This long-read article was written by upper sixth former Sebastian Norris.
Estimated read time of introduction: 1 minute
Estimated read time of essay: 11 minutes
Setting aside preconceptions and a modern, judgemental approach is difficult when discussing racism in the ancient world, due to the pertinence of the issue in our society. However, it is also easy to justify ancient attitudes by the argument that racism as we know it has only existed in more modern times. Therefore, to avoid getting involved in debate about how to define racism, I am regarding racism as the belief that one’s race is superior in some way to others, as such beliefs are at the very heart of racial discrimination.
In order to discuss the question in some depth, I am only considering the ancient Greeks, as their beliefs and prejudices have been so influential, especially since they were formative for the Romans’ views and therefore endured for a long time.
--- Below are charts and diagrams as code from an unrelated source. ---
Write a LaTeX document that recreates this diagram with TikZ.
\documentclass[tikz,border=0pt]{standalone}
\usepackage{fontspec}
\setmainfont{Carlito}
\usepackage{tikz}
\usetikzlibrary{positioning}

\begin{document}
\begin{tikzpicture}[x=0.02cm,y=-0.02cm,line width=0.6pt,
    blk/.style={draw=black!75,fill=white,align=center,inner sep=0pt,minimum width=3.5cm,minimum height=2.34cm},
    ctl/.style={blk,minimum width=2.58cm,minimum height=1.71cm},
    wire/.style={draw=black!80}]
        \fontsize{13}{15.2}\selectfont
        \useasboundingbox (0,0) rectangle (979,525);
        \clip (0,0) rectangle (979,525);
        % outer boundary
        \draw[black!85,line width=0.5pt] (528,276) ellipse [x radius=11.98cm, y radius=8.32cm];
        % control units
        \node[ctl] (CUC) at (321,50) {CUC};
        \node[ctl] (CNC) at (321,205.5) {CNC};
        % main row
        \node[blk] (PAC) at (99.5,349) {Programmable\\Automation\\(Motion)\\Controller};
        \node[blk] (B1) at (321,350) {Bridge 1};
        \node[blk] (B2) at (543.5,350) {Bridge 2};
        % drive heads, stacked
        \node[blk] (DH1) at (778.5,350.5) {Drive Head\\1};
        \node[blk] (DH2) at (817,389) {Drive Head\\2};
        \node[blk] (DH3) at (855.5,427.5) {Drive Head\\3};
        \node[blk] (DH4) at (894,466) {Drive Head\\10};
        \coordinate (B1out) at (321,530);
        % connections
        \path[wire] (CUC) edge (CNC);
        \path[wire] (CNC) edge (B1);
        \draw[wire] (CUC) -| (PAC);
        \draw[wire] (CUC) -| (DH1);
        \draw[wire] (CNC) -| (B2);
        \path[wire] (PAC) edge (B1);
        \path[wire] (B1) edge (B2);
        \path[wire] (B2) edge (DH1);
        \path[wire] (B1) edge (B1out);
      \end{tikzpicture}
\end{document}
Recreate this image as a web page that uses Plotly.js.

However, it is also important to consider the difference between racism and xenophobia, as despite the common use of the word racism describing hate crimes or speech, it is fundamentally the ideology of superiority of a race, whereas xenophobia is the fear or hatred of foreigners.
Within these parameters, clearly some form of racism did exist in the ancient world, as the ancient Greeks had a strong sense of superiority over non-Greeks, seen both in their attitude towards foreigners, for whom they had a collective term (‘βαρβαροι’) to signify that they were not Greek, and in how they saw themselves, that is, as a pure race descended from the Earth itself, giving them a sense of superiority over other races.